On the other hand, understanding a business that is already running is not always the main priority, as we tend to assume that we comprehend all its required aspects and that our time will be better spent working on pressing matters. Even if this is mostly true to a fair degree, there are many ways in which we can improve how we see, measure, and think about our business, which in turn will impact its direction. One of the most immediate, convenient, and actionable  ways to do this is using data.

Stressing the importance of data for growing a business seems like a very obvious or even redundant idea, but the point is that we need to go beyond the obvious: data can serve not only to estimate the quantity of a determined product a retail business needs to request from its suppliers in order to meet the upcoming holiday season’s demand, it can also help us understand if our internal processes are a drawback, if our employees are happy, if our vision is too narrow, or even if our business model is the right one.

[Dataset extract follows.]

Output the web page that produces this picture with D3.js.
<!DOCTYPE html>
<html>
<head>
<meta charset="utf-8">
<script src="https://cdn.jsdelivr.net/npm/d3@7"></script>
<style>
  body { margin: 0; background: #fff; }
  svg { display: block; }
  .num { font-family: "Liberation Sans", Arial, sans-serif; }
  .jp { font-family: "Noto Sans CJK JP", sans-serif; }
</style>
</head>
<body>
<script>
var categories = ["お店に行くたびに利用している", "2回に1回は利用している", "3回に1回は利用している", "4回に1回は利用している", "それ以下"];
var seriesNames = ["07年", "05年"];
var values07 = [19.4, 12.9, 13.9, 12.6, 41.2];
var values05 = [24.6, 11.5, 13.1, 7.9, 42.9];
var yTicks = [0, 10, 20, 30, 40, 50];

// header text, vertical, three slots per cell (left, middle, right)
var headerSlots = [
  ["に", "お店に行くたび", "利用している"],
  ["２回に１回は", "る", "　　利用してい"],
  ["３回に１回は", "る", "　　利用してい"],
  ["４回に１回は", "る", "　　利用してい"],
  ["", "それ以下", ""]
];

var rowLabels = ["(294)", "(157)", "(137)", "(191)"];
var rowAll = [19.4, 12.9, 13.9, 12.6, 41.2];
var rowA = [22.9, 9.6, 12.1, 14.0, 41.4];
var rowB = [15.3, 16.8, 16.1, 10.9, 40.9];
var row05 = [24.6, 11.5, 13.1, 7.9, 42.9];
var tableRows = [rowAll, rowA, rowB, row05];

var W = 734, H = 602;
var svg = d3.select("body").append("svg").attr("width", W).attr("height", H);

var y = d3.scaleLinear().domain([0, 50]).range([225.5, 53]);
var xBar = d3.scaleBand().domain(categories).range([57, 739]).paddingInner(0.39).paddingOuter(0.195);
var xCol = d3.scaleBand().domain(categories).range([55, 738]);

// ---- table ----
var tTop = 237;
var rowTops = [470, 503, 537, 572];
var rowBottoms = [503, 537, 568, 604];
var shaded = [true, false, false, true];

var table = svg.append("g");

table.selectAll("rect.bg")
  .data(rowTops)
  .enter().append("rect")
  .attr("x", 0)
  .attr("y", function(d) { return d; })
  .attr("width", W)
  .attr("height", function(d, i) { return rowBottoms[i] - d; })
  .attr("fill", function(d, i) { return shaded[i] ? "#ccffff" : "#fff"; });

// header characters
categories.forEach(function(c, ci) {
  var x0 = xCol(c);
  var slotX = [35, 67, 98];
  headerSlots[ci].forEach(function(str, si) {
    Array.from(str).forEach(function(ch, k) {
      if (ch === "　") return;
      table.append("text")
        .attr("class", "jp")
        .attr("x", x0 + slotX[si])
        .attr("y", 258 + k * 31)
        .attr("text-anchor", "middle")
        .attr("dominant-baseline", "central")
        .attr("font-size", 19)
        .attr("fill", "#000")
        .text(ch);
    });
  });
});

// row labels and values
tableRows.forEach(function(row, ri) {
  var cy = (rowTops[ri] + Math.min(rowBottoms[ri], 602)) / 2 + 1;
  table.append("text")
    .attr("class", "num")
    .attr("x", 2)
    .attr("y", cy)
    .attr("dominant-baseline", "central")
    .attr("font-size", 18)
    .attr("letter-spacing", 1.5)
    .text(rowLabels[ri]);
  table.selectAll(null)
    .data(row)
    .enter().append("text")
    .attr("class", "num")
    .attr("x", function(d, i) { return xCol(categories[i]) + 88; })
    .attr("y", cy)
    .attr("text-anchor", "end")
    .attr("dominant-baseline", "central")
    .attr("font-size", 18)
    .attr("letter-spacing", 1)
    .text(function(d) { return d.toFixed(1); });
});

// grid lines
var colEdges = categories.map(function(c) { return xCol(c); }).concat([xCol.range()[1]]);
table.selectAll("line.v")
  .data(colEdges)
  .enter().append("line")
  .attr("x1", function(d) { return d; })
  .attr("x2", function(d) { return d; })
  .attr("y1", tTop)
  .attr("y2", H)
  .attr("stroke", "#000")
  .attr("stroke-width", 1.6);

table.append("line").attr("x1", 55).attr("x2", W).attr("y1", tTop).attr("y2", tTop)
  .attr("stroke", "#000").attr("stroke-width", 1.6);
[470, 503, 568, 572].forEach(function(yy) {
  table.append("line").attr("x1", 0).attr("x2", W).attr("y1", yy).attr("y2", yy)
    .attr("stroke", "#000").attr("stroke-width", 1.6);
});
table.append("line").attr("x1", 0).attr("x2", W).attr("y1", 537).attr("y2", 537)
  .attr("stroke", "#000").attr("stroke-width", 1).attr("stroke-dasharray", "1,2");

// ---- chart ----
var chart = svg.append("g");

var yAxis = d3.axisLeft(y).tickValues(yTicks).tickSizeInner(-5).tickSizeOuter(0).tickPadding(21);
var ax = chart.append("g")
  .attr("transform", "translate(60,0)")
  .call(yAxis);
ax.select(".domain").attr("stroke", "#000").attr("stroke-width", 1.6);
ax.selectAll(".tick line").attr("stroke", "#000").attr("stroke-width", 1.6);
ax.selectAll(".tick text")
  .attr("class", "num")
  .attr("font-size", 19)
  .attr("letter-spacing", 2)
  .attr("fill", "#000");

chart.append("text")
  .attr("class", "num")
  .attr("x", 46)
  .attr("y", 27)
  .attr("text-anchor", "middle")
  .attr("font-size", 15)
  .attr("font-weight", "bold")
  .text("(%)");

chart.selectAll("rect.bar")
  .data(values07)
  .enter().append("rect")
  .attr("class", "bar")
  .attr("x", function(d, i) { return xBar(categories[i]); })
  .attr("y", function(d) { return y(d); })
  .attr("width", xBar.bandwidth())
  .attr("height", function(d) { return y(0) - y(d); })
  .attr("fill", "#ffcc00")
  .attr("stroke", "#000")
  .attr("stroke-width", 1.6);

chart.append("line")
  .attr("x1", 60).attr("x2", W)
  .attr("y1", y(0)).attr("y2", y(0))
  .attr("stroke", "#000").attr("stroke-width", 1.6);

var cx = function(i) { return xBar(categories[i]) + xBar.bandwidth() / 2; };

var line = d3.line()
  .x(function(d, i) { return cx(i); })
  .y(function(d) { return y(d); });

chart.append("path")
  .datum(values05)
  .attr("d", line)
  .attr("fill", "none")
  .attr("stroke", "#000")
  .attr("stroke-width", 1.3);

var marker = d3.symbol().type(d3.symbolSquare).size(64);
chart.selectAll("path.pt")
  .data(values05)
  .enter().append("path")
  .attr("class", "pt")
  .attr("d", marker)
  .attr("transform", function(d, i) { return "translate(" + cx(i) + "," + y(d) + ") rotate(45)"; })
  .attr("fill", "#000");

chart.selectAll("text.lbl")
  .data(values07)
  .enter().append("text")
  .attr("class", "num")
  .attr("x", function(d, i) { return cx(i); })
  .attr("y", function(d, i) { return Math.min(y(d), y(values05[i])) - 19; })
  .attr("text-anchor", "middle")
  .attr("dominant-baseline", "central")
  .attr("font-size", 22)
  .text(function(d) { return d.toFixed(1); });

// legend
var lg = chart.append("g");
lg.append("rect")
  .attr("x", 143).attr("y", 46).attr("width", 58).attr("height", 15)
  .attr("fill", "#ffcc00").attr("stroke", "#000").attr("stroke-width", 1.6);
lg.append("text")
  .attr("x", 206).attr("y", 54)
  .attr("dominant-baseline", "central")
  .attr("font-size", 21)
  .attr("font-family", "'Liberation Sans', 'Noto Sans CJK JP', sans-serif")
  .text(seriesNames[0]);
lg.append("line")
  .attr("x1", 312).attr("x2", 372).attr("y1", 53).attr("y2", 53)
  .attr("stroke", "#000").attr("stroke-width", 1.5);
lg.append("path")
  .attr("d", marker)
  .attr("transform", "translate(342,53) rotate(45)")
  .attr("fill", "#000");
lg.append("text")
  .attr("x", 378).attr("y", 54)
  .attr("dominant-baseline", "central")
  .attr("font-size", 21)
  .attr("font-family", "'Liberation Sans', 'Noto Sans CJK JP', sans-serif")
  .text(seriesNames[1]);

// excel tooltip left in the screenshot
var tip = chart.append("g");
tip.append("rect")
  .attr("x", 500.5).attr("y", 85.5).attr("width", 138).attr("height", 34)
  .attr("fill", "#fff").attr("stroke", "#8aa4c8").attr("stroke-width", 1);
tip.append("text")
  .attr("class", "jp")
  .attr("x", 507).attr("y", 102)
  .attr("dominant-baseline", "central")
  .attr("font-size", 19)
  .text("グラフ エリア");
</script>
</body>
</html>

The first step is analyzing all the data we are already collecting — it doesn’t matter what its original purpose was, or our intention for such data. We need to start looking at it from every possible angle, even if it does not seem useful at first, because eventually, we will begin to see correlations, causalities, or even critical gaps.

One easy example would be an online retailer that is keeping track of all of its customers’ queries; such a data set can inform us if we are selling what people want to buy, which we can use as a guide for our commercial and supply teams. That is a pretty standard procedure. But what if we look closer at their searches and try to make sense of the hour of the day, the day of the week, or maybe the general location of such customers? Maybe we’ll find out that we don’t need to push them to buy from us once a week, but once a month, except in a different quantity; or that we currently sell them ingredients for cooking when ready-to-eat food would make their lives easier; or it’s possible that we keep trying to sell them products, but what they actually need is a service we can provide. Right there is where data insights can help us better understand our own business, leading us to actionable conclusions.

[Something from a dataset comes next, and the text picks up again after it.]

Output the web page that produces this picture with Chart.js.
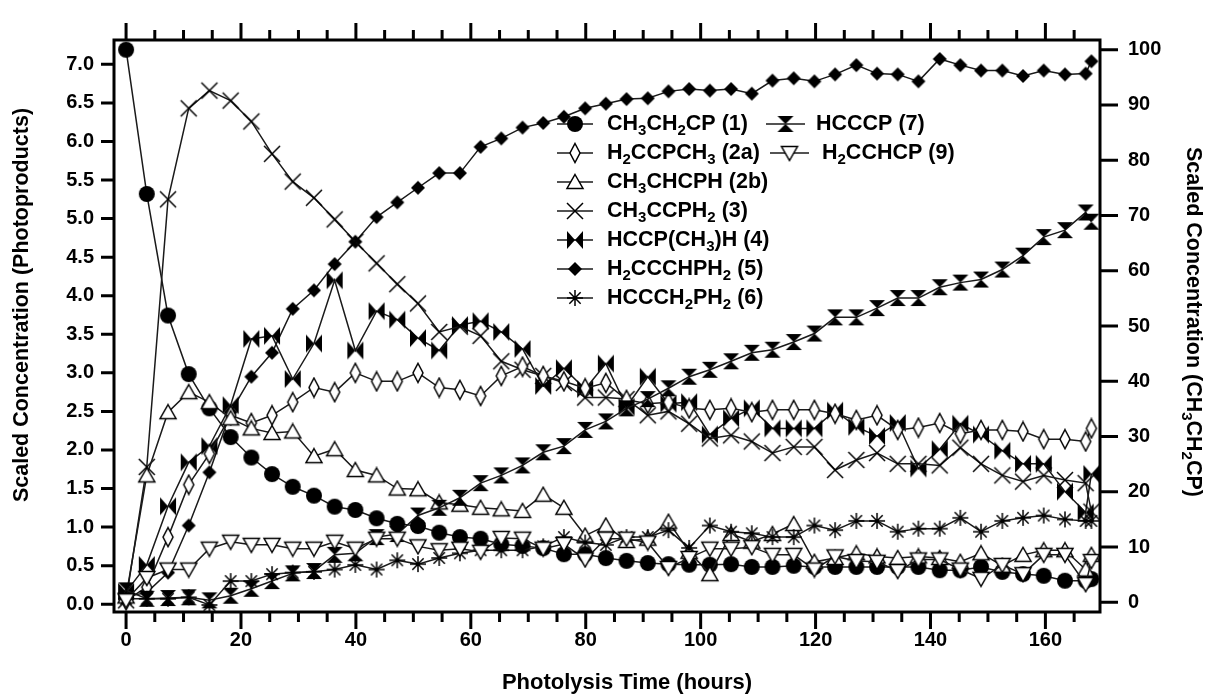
<!DOCTYPE html>
<html>
<head>
<meta charset="utf-8">
<script src="https://cdn.jsdelivr.net/npm/chart.js@4.4.1/dist/chart.umd.min.js"></script>
<style>
html, body { margin: 0; padding: 0; background: #fff; }
#wrap { width: 1207px; height: 697px; position: relative; }
</style>
</head>
<body>
<div id="wrap"><canvas id="chart"></canvas></div>
<script>
// photolysis time (hours)
const hours = [0, 3.6, 7.3, 10.9, 14.5, 18.2, 21.8, 25.4, 29.0, 32.7,
  36.3, 39.9, 43.6, 47.2, 50.8, 54.5, 58.1, 61.7, 65.3, 69.0,
  72.6, 76.2, 79.9, 83.5, 87.1, 90.8, 94.4, 98.0, 101.6, 105.3,
  108.9, 112.5, 116.2, 119.8, 123.4, 127.1, 130.7, 134.3, 137.9, 141.6,
  145.2, 148.8, 152.5, 156.1, 159.7, 163.4, 167.0, 168.0];

// CH3CH2CP (1) - right axis
const s1 = [100, 73.9, 51.9, 41.3, 35.1, 29.9, 26.2, 23.2, 20.9, 19.3,
  17.3, 16.7, 15.2, 14.2, 13.8, 12.6, 11.8, 11.5, 10.5, 10.2,
  9.8, 8.7, 8.7, 8.0, 7.5, 7.1, 6.9, 6.8, 6.8, 6.9,
  6.4, 6.4, 6.6, 6.4, 6.4, 6.4, 6.4, 6.4, 6.4, 5.8,
  5.8, 6.4, 5.5, 5.1, 4.8, 3.9, 3.9, 4.2];
// photoproducts - left axis
const s2a = [0.05, 0.22, 0.87, 1.55, 1.95, 2.45, 2.35, 2.45, 2.62, 2.81,
  2.75, 3.0, 2.89, 2.89, 3.0, 2.81, 2.78, 2.70, 2.96, 3.08,
  2.96, 2.89, 2.80, 2.87, 2.65, 2.6, 2.62, 2.54, 2.52, 2.54,
  2.49, 2.52, 2.52, 2.52, 2.47, 2.39, 2.45, 2.26, 2.29, 2.35,
  2.21, 2.26, 2.26, 2.24, 2.14, 2.14, 2.11, 2.28];
const s2b = [0.1, 1.67, 2.49, 2.75, 2.62, 2.41, 2.28, 2.22, 2.24, 1.92,
  2.01, 1.74, 1.67, 1.50, 1.49, 1.32, 1.29, 1.25, 1.23, 1.21,
  1.42, 1.25, 0.89, 1.02, 0.82, 0.85, 1.07, 0.68, 0.39, 0.91,
  0.81, 0.91, 1.04, 0.55, 0.60, 0.66, 0.62, 0.60, 0.62, 0.60,
  0.55, 0.66, 0.5, 0.64, 0.70, 0.70, 0.45, 0.64];
const s3 = [0.05, 1.78, 5.25, 6.43, 6.66, 6.53, 6.26, 5.84, 5.48, 5.27,
  4.99, 4.70, 4.42, 4.15, 3.90, 3.53, 3.6, 3.48, 3.15, 3.04,
  2.96, 2.87, 2.68, 2.68, 2.66, 2.45, 2.5, 2.34, 2.15, 2.19,
  2.11, 1.96, 2.04, 2.04, 1.74, 1.87, 1.96, 1.82, 1.82, 1.80,
  2.03, 1.82, 1.67, 1.59, 1.67, 1.61, 1.57, 1.2];
const s4 = [0.16, 0.51, 1.27, 1.84, 2.05, 2.58, 3.44, 3.48, 2.92, 3.38,
  4.20, 3.29, 3.80, 3.69, 3.45, 3.29, 3.62, 3.67, 3.53, 3.31,
  2.83, 3.06, 2.79, 3.12, 2.56, 2.95, 2.6, 2.62, 2.2, 2.41,
  2.54, 2.28, 2.28, 2.28, 2.51, 2.30, 2.18, 2.35, 1.76, 2.01,
  2.34, 2.2, 1.99, 1.82, 1.82, 1.46, 1.19, 1.69];
const s5 = [0.1, 0.15, 0.41, 1.02, 1.71, 2.49, 2.95, 3.26, 3.83, 4.07,
  4.41, 4.70, 5.02, 5.21, 5.40, 5.59, 5.59, 5.93, 6.04, 6.18,
  6.24, 6.32, 6.43, 6.49, 6.55, 6.56, 6.65, 6.68, 6.66, 6.68,
  6.62, 6.79, 6.82, 6.78, 6.87, 6.99, 6.88, 6.87, 6.78, 7.07,
  6.99, 6.92, 6.92, 6.85, 6.92, 6.87, 6.88, 7.04];
const s6 = [0.07, 0.07, 0.07, 0.09, -0.01, 0.3, 0.3, 0.39, 0.41, 0.42,
  0.45, 0.51, 0.45, 0.57, 0.52, 0.60, 0.66, 0.70, 0.70, 0.70,
  0.75, 0.87, 0.8, 0.77, 0.87, 0.87, 0.96, 0.73, 1.02, 0.94,
  0.92, 0.87, 0.87, 1.02, 0.96, 1.08, 1.08, 0.94, 0.98, 0.98,
  1.12, 0.94, 1.08, 1.12, 1.15, 1.10, 1.08, 1.08];
const s7 = [0.18, 0.07, 0.08, 0.09, 0.05, 0.11, 0.2, 0.30, 0.40, 0.43,
  0.64, 0.66, 0.87, 0.91, 1.15, 1.25, 1.38, 1.57, 1.67, 1.80,
  1.97, 2.05, 2.26, 2.37, 2.54, 2.66, 2.80, 2.95, 3.04, 3.15,
  3.26, 3.30, 3.40, 3.51, 3.72, 3.72, 3.84, 3.97, 3.97, 4.11,
  4.17, 4.21, 4.34, 4.52, 4.76, 4.85, 5.08, 4.96];
const s9 = [0.05, 0.34, 0.45, 0.45, 0.72, 0.81, 0.77, 0.77, 0.72, 0.72,
  0.81, 0.72, 0.85, 0.85, 0.75, 0.70, 0.72, 0.68, 0.86, 0.85,
  0.72, 0.78, 0.58, 0.85, 0.85, 0.8, 0.47, 0.6, 0.72, 0.72,
  0.74, 0.64, 0.64, 0.45, 0.62, 0.56, 0.55, 0.43, 0.58, 0.58,
  0.45, 0.33, 0.51, 0.39, 0.64, 0.64, 0.26, 0.56];

const xTicks = [0, 20, 40, 60, 80, 100, 120, 140, 160];
const leftTicks = [0, 0.5, 1, 1.5, 2, 2.5, 3, 3.5, 4, 4.5, 5, 5.5, 6, 6.5, 7];
const rightTicks = [0, 10, 20, 30, 40, 50, 60, 70, 80, 90, 100];

const FONT = '"Liberation Sans", Arial, sans-serif';

// marker images, drawn by Chart.js as pointStyle
function marker(w, h, draw) {
    const c = document.createElement('canvas');
    c.width = w; c.height = h;
    const g = c.getContext('2d');
    g.translate(w / 2, h / 2);
    g.lineWidth = 1.5;
    g.strokeStyle = '#000';
    g.fillStyle = '#000';
    draw(g);
    return c;
}
function poly(g, p, fill) {
    g.beginPath();
    g.moveTo(p[0][0], p[0][1]);
    for (let i = 1; i < p.length; i++) g.lineTo(p[i][0], p[i][1]);
    g.closePath();
    if (fill === 'white') { g.fillStyle = '#fff'; g.fill(); g.fillStyle = '#000'; g.stroke(); }
    else { g.fill(); }
}
const mk = {
    circle: marker(18, 18, g => { g.beginPath(); g.arc(0, 0, 8, 0, Math.PI * 2); g.fill(); }),
    thinDiamond: marker(14, 22, g => poly(g, [[0, -9.5], [5, 0], [0, 9.5], [-5, 0]], 'white')),
    triUp: marker(20, 18, g => poly(g, [[0, -7.5], [8, 6.5], [-8, 6.5]], 'white')),
    cross: marker(20, 20, g => {
        g.beginPath(); g.moveTo(-8, -8); g.lineTo(8, 8); g.moveTo(-8, 8); g.lineTo(8, -8); g.stroke();
    }),
    bowtie: marker(20, 20, g => {
        poly(g, [[-8, -9], [0, 0], [-8, 9]]); poly(g, [[8, -9], [0, 0], [8, 9]]);
    }),
    diamond: marker(16, 16, g => poly(g, [[0, -7], [7, 0], [0, 7], [-7, 0]])),
    star: marker(20, 20, g => {
        g.beginPath();
        for (let a = 0; a < 4; a++) {
            const r = a * Math.PI / 4;
            g.moveTo(-8 * Math.cos(r), -8 * Math.sin(r));
            g.lineTo(8 * Math.cos(r), 8 * Math.sin(r));
        }
        g.stroke();
    }),
    hourglass: marker(20, 20, g => {
        poly(g, [[-8, -8], [8, -8], [0, 0]]); poly(g, [[-8, 8], [8, 8], [0, 0]]);
    }),
    triDown: marker(20, 18, g => poly(g, [[-8, -6.5], [8, -6.5], [0, 7.5]], 'white'))
};

function pts(vals) {
    return hours.map((t, i) => ({ x: t, y: vals[i] }));
}
function series(label, vals, style, axis) {
    return {
        label: label,
        data: pts(vals),
        yAxisID: axis || 'yL',
        borderColor: '#1a1a1a',
        borderWidth: 1.5,
        pointStyle: style,
        pointRadius: 8,
        showLine: true,
        fill: false,
        tension: 0
    };
}

const datasets = [
    series('H_2CCHCP (9)', s9, mk.triDown),
    series('HCCCH_2PH_2 (6)', s6, mk.star),
    series('HCCCP (7)', s7, mk.hourglass),
    series('CH_3CHCPH (2b)', s2b, mk.triUp),
    series('H_2CCPCH_3 (2a)', s2a, mk.thinDiamond),
    series('CH_3CCPH_2 (3)', s3, mk.cross),
    series('HCCP(CH_3)H (4)', s4, mk.bowtie),
    series('H_2CCCHPH_2 (5)', s5, mk.diamond),
    series('CH_3CH_2CP (1)', s1, mk.circle, 'yR')
];

// text with '_d' subscripts
function drawRich(ctx, s, x, y, size, align) {
    const parts = [];
    let buf = '';
    for (let i = 0; i < s.length; i++) {
        if (s[i] === '_') {
            if (buf) parts.push({ t: buf, sub: false });
            buf = '';
            parts.push({ t: s[i + 1], sub: true });
            i++;
        } else buf += s[i];
    }
    if (buf) parts.push({ t: buf, sub: false });
    const big = 'bold ' + size + 'px ' + FONT;
    const small = 'bold ' + Math.round(size * 0.68) + 'px ' + FONT;
    let w = 0;
    parts.forEach(p => { ctx.font = p.sub ? small : big; p.w = ctx.measureText(p.t).width; w += p.w; });
    let cx = align === 'center' ? x - w / 2 : x;
    ctx.textBaseline = 'middle';
    ctx.textAlign = 'left';
    ctx.fillStyle = '#000';
    parts.forEach(p => {
        ctx.font = p.sub ? small : big;
        ctx.fillText(p.t, cx, p.sub ? y + size * 0.32 : y);
        cx += p.w;
    });
}

const legendItems = [
    { label: 'CH_3CH_2CP (1)', x0: 557, x1: 593, tx: 607, y: 124 },
    { label: 'H_2CCPCH_3 (2a)', x0: 557, x1: 593, tx: 607, y: 153 },
    { label: 'CH_3CHCPH (2b)', x0: 557, x1: 593, tx: 607, y: 182 },
    { label: 'CH_3CCPH_2 (3)', x0: 557, x1: 593, tx: 607, y: 211 },
    { label: 'HCCP(CH_3)H (4)', x0: 557, x1: 593, tx: 607, y: 240 },
    { label: 'H_2CCCHPH_2 (5)', x0: 557, x1: 593, tx: 607, y: 269 },
    { label: 'HCCCH_2PH_2 (6)', x0: 557, x1: 593, tx: 607, y: 298 },
    { label: 'HCCCP (7)', x0: 766, x1: 805, tx: 816, y: 124 },
    { label: 'H_2CCHCP (9)', x0: 770, x1: 809, tx: 822, y: 153 }
];

const framePlugin = {
    id: 'frame',
    afterDraw(chart) {
        const ctx = chart.ctx;
        const a = chart.chartArea;
        const xs = chart.scales.x, yl = chart.scales.yL, yr = chart.scales.yR;
        ctx.save();
        ctx.strokeStyle = '#000';
        ctx.lineWidth = 3;
        ctx.strokeRect(a.left, a.top, a.right - a.left, a.bottom - a.top);
        ctx.beginPath();
        for (let v = 0; v <= 165; v += 5) {
            const px = xs.getPixelForValue(v);
            const len = v % 20 === 0 ? 17 : 10;
            ctx.moveTo(px, a.bottom); ctx.lineTo(px, a.bottom + len);
            ctx.moveTo(px, a.top); ctx.lineTo(px, a.top - len);
        }
        leftTicks.forEach(v => {
            const py = yl.getPixelForValue(v);
            ctx.moveTo(a.left, py); ctx.lineTo(a.left - 13, py);
        });
        rightTicks.forEach(v => {
            const py = yr.getPixelForValue(v);
            ctx.moveTo(a.right, py); ctx.lineTo(a.right + 18, py);
        });
        ctx.stroke();

        // axis titles
        drawRich(ctx, 'Photolysis Time (hours)', 627, 683, 22, 'center');
        ctx.save();
        ctx.translate(22, 305);
        ctx.rotate(-Math.PI / 2);
        drawRich(ctx, 'Scaled Concentration (Photoproducts)', 0, 0, 21.5, 'center');
        ctx.restore();
        ctx.save();
        ctx.translate(1193, 322);
        ctx.rotate(Math.PI / 2);
        drawRich(ctx, 'Scaled Concentration (CH_3CH_2CP)', 0, 0, 21.5, 'center');
        ctx.restore();

        // legend
        legendItems.forEach(it => {
            const ds = chart.data.datasets.find(d => d.label === it.label);
            ctx.lineWidth = 1.5;
            ctx.strokeStyle = '#1a1a1a';
            ctx.beginPath();
            ctx.moveTo(it.x0, it.y); ctx.lineTo(it.x1, it.y);
            ctx.stroke();
            const img = ds.pointStyle;
            ctx.drawImage(img, (it.x0 + it.x1) / 2 - img.width / 2, it.y - img.height / 2);
            drawRich(ctx, it.label, it.tx, it.y, 21.5, 'left');
        });
        ctx.restore();
    }
};

function fixTicks(list) {
    return function (scale) { scale.ticks = list.map(v => ({ value: v })); };
}
const tickFont = { family: FONT, size: 20, weight: 'bold' };

new Chart(document.getElementById('chart').getContext('2d'), {
    type: 'scatter',
    data: { datasets: datasets },
    options: {
        responsive: true,
        maintainAspectRatio: false,
        animation: false,
        layout: { padding: { top: 25, left: 0, right: 0, bottom: 0 } },
        plugins: { legend: { display: false }, tooltip: { enabled: false } },
        scales: {
            x: {
                type: 'linear',
                position: 'bottom',
                min: -2.1,
                max: 169.5,
                afterBuildTicks: fixTicks(xTicks),
                afterFit: s => { s.height = 85; },
                grid: { display: false, drawTicks: false },
                border: { display: false },
                ticks: { font: tickFont, color: '#000', padding: 16, autoSkip: false, maxRotation: 0 }
            },
            yL: {
                type: 'linear',
                position: 'left',
                min: -0.101,
                max: 7.316,
                afterBuildTicks: fixTicks(leftTicks),
                afterFit: s => { s.width = 114; },
                grid: { display: false, drawTicks: false },
                border: { display: false },
                ticks: { font: tickFont, color: '#000', padding: 20, autoSkip: false, callback: v => v.toFixed(1) }
            },
            yR: {
                type: 'linear',
                position: 'right',
                min: -1.76,
                max: 101.76,
                afterBuildTicks: fixTicks(rightTicks),
                afterFit: s => { s.width = 107; },
                grid: { display: false, drawTicks: false },
                border: { display: false },
                ticks: { font: tickFont, color: '#000', padding: 28, autoSkip: false }
            }
        }
    },
    plugins: [framePlugin]
});
</script>
</body>
</html>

It is not a coincidence that several tech companies that started out in the business of mobility expanded their model into the world of delivery. They were able to do that because they had a thorough and insightful understanding of their customers. More than just knowing how users interacted with their service,  these companies used data to grasp their customers’ lifestyles and needs to the point where they developed new services that added a value beyond their original mobility business.

Data isn’t just a fixed tool that can measure if a company is hitting its sales targets, or if our team is meeting the required KPIs. Data can tell us a story about our community, our industry, and even about ourselves. We just have to be ready to look carefully and read between the lines. Although it will not be always so obvious — because at the beginning we won’t know exactly what we’re looking for — studying our own data with an open mind, and with a willingness to consider all options, is definitely worth the effort, as it gives us the mirror our company needs to look at itself and understand that, maybe, it is time to change, because that is usually something nobody will  tell you before it’s too late.